I mentioned in yesterday’s post that we made a chart. This is so helpful. You can lay it out however you want, but I recommend comparing general facts about each school like: size of undergraduate student body, distance from home, does it have the desired major(s), what the most popular majors are at that school, tuition cost, room and board cost, financial aid and work study opportunities, etc. After you list the general facts, have sections for things like: what we liked about it, what we didn’t like about it, what are the dorms and dining areas like, does this school have activities that are interesting, does this school have a religious presence (if that’s important to you), and other random things that only you would come up with. One of the most important pieces of your chart is the section for: “HOW DID MY KID FEEL WHEN VISITING THIS COLLEGE?” I can’t stress that enough. Your kid (and hopefully you but mainly him or her!) should feel like they belong there. Ask him or her, “Can you see yourself attending this school?” If they are super-excited about it and say “YES, I CAN!” or if they aren’t sure but “think so”, that school stays on the list of possibilities. If he or she feels uncomfortable, I’d knock it off the list either immediately or after a second visit at a different time of year if you had strong feelings about what it had to offer. We were lucky when we were searching for a school for D: he and I both felt like his school was “the one” within minutes of arriving, and he’s been over the moon about it since the day he moved in. Only one of the great things about it is that his backyard is Lake Michigan.

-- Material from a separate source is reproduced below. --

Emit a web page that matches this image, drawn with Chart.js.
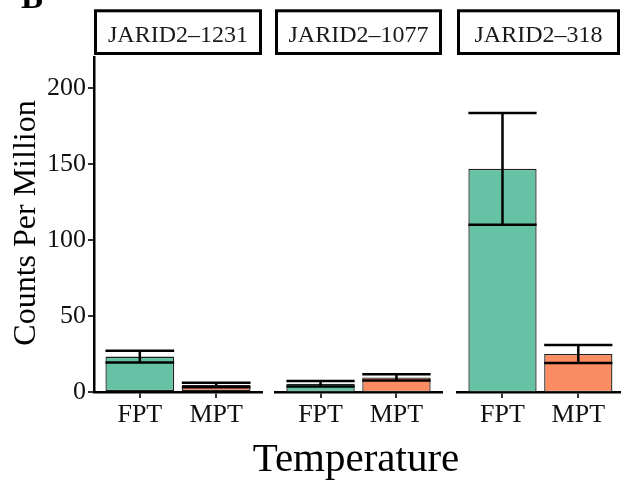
<!DOCTYPE html>
<html>
<head>
<meta charset="utf-8">
<script src="https://cdn.jsdelivr.net/npm/chart.js@4.4.0/dist/chart.umd.min.js"></script>
<style>
  html, body { margin: 0; padding: 0; background: #fff; overflow: hidden; }
  #wrap { position: relative; width: 621px; height: 485px; overflow: hidden; }
  #wrap canvas { position: absolute; left: 0; top: 0; }
</style>
</head>
<body>
<div id="wrap">
  <canvas id="c1" width="621" height="485"></canvas>
  <canvas id="c2" width="621" height="485"></canvas>
  <canvas id="c3" width="621" height="485"></canvas>
</div>
<script>
// ---- data ----
const categories = ['FPT', 'MPT'];
const panelLabels = ['JARID2\u20131231', 'JARID2\u20131077', 'JARID2\u2013318'];
const fptMean = [23.3, 5.4, 146.8];
const fptSE   = [3.9, 1.8, 36.7];
const mptMean = [4.6, 9.6, 25.0];
const mptSE   = [1.5, 2.1, 5.9];
const yTicks  = [0, 50, 100, 150, 200];
const yTitle = 'Counts Per Million';
const xTitle = 'Temperature';
const panelTag = 'B';

const SERIF = '"Liberation Serif", "Times New Roman", serif';
const Y_MAX = 220.4;
const barColors = ['#66C2A5', '#FC8D62'];

// chart-area placement per panel
const panelBoxes = [
  { padL: 0,   padR: 621 - 262, xMax: 2.6 },
  { padL: 275, padR: 621 - 442, xMax: 2.6 },
  { padL: 457, padR: 1,         xMax: 2.55 }
];

const errorBarPlugin = {
  id: 'errorBars',
  afterDatasetsDraw(chart, args, opts) {
    const ctx = chart.ctx;
    const meta = chart.getDatasetMeta(0);
    const ys = chart.scales.y;
    ctx.save();
    ctx.strokeStyle = '#000';
    ctx.lineWidth = 2.5;
    meta.data.forEach((bar, j) => {
      const m = opts.means[j], s = opts.ses[j];
      const yTop = ys.getPixelForValue(m + s);
      const yBot = ys.getPixelForValue(m - s);
      const half = bar.width / 2;
      ctx.beginPath();
      ctx.moveTo(bar.x, yTop); ctx.lineTo(bar.x, yBot);
      ctx.moveTo(bar.x - half, yTop); ctx.lineTo(bar.x + half, yTop);
      ctx.moveTo(bar.x - half, yBot); ctx.lineTo(bar.x + half, yBot);
      ctx.stroke();
    });
    ctx.restore();
  }
};

const stripPlugin = {
  id: 'strip',
  afterDraw(chart, args, opts) {
    const ctx = chart.ctx;
    const a = chart.chartArea;
    ctx.save();
    ctx.strokeStyle = '#000';
    ctx.lineWidth = 3;
    ctx.fillStyle = '#fff';
    ctx.fillRect(a.left + 1.5, 10.8, a.right - a.left - 3, 42.7);
    ctx.strokeRect(a.left + 1.5, 10.8, a.right - a.left - 3, 42.7);
    ctx.fillStyle = '#1a1a1a';
    ctx.font = '24px ' + SERIF;
    ctx.textAlign = 'center';
    ctx.textBaseline = 'alphabetic';
    ctx.fillText(opts.label, (a.left + a.right) / 2, 41.5);
    ctx.restore();
  }
};

const titlesPlugin = {
  id: 'titles',
  afterDraw(chart) {
    const ctx = chart.ctx;
    ctx.save();
    ctx.fillStyle = '#000';
    ctx.translate(35, 223);
    ctx.rotate(-Math.PI / 2);
    ctx.font = '32px ' + SERIF;
    ctx.textAlign = 'center';
    ctx.textBaseline = 'alphabetic';
    ctx.fillText(yTitle, 0, 0);
    ctx.restore();
    ctx.save();
    ctx.fillStyle = '#000';
    ctx.font = '41px ' + SERIF;
    ctx.textAlign = 'center';
    ctx.textBaseline = 'alphabetic';
    ctx.fillText(xTitle, 356, 471);
    ctx.font = 'bold 33px ' + SERIF;
    ctx.textAlign = 'left';
    ctx.fillText(panelTag, 21, 8);
    ctx.restore();
  }
};

function makeChart(id, i) {
  const box = panelBoxes[i];
  const first = i === 0;
  const plugins = [errorBarPlugin, stripPlugin];
  if (first) plugins.push(titlesPlugin);
  return new Chart(document.getElementById(id), {
    type: 'bar',
    data: {
      datasets: [{
        data: [{ x: 1, y: fptMean[i] }, { x: 2, y: mptMean[i] }],
        backgroundColor: barColors,
        borderColor: '#1f1f1f',
        borderWidth: 1.3,
        borderSkipped: false,
        barPercentage: 0.9,
        categoryPercentage: 1.0
      }]
    },
    options: {
      responsive: false,
      animation: false,
      events: [],
      layout: { padding: { left: box.padL, right: box.padR, top: 57, bottom: 0 } },
      plugins: {
        legend: { display: false },
        tooltip: { enabled: false },
        errorBars: { means: [fptMean[i], mptMean[i]], ses: [fptSE[i], mptSE[i]] },
        strip: { label: panelLabels[i] }
      },
      scales: {
        x: {
          type: 'linear',
          min: 0.4,
          max: box.xMax,
          offset: false,
          afterBuildTicks: (s) => { s.ticks = [{ value: 1 }, { value: 2 }]; },
          afterFit: (s) => { s.height = 93; },
          grid: { offset: false, drawOnChartArea: false, drawTicks: true, tickLength: 6, color: '#333', lineWidth: 2 },
          border: { display: true, color: '#000', width: 2.5 },
          ticks: {
            padding: 2,
            color: '#111',
            font: { family: SERIF, size: 26 },
            callback: (v) => categories[Math.round(v) - 1]
          }
        },
        y: {
          type: 'linear',
          display: first,
          min: 0,
          max: Y_MAX,
          afterBuildTicks: (s) => { s.ticks = yTicks.map(v => ({ value: v })); },
          afterFit: (s) => { s.width = first ? 94 : 0; },
          grid: { drawOnChartArea: false, drawTicks: true, tickLength: 6, color: '#333', lineWidth: 2 },
          border: { display: true, color: '#000', width: 2.5 },
          ticks: {
            padding: 2,
            color: '#111',
            font: { family: SERIF, size: 26 }
          }
        }
      }
    },
    plugins: plugins
  });
}

makeChart('c1', 0);
makeChart('c2', 1);
makeChart('c3', 2);
</script>
</body>
</html>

The college search ended here for my older son!

Community College is a smart choice these days for many reasons.
Two-year colleges offer a much higher level of education than they did years ago. In addition, it is a very good idea fiscally to attend two years of community college (the price difference is ridiculous) and then, if your kid is going into a career that requires a four-year degree or more, transfer. Community colleges are also great for young adults who don’t yet know what they want to do in life because they can get their general education requirements out of the way while they take more time to think about it.

Don’t panic!
You can do this. All of you. It can be a scary time, but it’s so exciting too. Putting forth the time and effort to help your kid choose the right post-secondary home is worth it when you get the phone calls about how thrilled they are to be there.

Next up? Scholarship advice. Click HERE.

6 Comments

  • Mrs4444

    Excellent advice!

    I didn’t realize private colleges don’t have in-state/out-of-state tuition requirements–That might open up some more possibilities for us.

    Our system is a Google doc table with all of the info you included in yours.

    Our first visit will be on Monday! U.W. Eau Claire, followed by U of Minnesota on Tuesday. I can’t wait! 🙂

    I’m not sure it fits in this discussion (maybe you already have this covered for your next post), but I dropped the ball on a very important thing this year–Taking the PSAT is VERY important if you have a student who hopes to earn a National Merit Scholarship. It MUST be taken as a junior. I had no idea how important it was, and I am kicking myself for not being better informed, as Kendall certainly would have been eligible 🙁

    • Melisa

      I am definitely going to mention PSAT in my next post: thank you! 🙂 (and ugh: bummer that you guys missed it.)

  • Vicki@collegeparentcentral

    This is a great post and very comprehensive. I especially love the suggestion of dinner table conversations – great way to know your kids – and to put some of your own thoughts out there in a generic, non-directive way.
    It’s so helpful for parents to think of the big picture as they start the college search process. Having lived through it with three daughters, I know that there’s lots to keep track of.
    I’d add a couple of thoughts – one is to keep it in perspective. It’s an important decision in the life of the student and family, but there isn’t only one perfect place. Don’t let it take over your life. The second is that in being organized and keeping the train on track, parents need to be careful that they remember that the student needs to own the process. We need to keep pushing them, for sure, but they need to own the decision and the process – even if we might make a different decision or do things differently.

    • Melisa

      Forgot to respond to your comment! Thanks so much for the nice words, Vicki, and thanks for linking my post on your site!